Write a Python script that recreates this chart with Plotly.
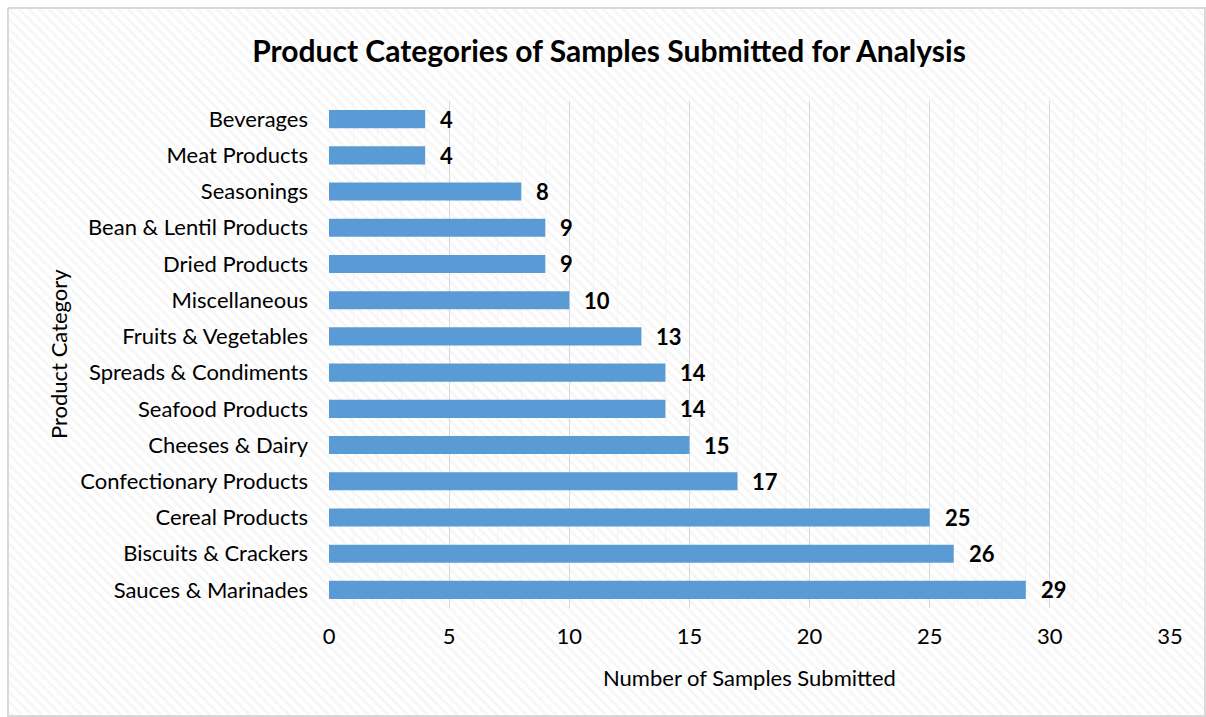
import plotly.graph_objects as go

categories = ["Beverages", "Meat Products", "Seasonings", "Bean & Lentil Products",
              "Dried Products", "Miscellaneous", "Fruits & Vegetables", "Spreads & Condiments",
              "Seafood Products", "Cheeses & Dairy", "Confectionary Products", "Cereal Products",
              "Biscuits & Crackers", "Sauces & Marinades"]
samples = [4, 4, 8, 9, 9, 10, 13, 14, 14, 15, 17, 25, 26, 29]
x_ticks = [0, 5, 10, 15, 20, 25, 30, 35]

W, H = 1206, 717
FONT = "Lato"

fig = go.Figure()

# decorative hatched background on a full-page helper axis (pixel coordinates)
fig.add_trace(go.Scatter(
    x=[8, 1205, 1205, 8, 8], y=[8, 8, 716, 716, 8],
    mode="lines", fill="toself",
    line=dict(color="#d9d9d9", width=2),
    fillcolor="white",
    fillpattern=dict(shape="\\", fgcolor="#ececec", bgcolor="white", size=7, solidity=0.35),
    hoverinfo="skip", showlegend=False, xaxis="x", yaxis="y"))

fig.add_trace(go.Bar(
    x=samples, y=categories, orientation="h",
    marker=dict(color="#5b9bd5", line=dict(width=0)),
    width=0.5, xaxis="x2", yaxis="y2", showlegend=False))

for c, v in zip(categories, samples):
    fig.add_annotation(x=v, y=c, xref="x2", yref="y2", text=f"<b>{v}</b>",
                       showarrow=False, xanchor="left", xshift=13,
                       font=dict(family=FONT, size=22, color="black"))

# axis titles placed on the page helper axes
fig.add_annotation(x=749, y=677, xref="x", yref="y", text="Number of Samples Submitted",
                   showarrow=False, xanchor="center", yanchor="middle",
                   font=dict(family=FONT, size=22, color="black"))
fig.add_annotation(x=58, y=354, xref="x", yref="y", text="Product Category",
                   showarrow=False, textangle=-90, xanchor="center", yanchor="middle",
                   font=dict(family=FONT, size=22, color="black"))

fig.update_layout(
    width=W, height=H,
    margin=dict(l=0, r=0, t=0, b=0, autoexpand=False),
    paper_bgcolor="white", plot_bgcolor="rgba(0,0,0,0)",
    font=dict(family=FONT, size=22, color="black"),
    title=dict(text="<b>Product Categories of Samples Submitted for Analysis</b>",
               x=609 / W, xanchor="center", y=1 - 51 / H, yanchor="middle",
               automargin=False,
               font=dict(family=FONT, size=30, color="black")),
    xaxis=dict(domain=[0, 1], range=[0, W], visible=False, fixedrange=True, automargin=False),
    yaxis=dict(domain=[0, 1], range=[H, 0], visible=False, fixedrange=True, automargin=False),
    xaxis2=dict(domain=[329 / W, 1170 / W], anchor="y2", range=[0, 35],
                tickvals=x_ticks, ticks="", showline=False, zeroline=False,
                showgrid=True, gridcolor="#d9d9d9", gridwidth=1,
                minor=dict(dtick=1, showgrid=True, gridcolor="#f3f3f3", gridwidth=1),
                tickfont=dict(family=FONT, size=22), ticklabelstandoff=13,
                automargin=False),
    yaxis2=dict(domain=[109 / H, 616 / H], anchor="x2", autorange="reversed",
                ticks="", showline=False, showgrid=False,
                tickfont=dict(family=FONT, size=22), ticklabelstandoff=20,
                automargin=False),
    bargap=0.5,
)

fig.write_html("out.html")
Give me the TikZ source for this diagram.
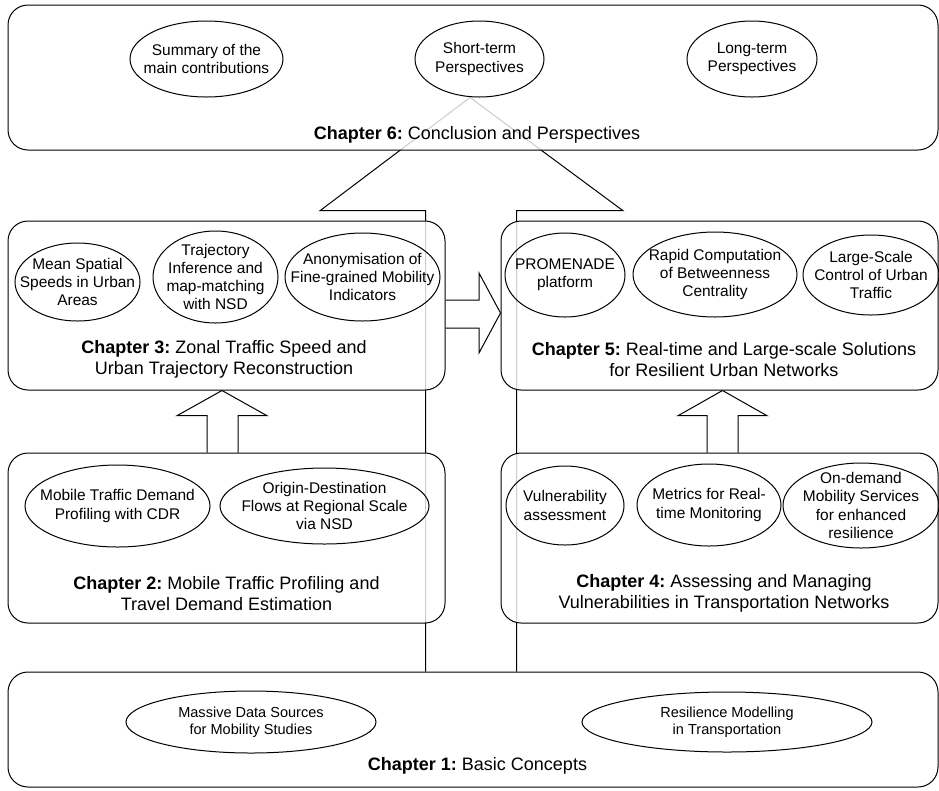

**What you will do**. Restate only the lines running from the start of the material above through the line containing "import plotly.graph_objects as go", ends included. No pictures.

**Solution to this exercise**.
Write a Python script that recreates this chart with Plotly.
import plotly.graph_objects as go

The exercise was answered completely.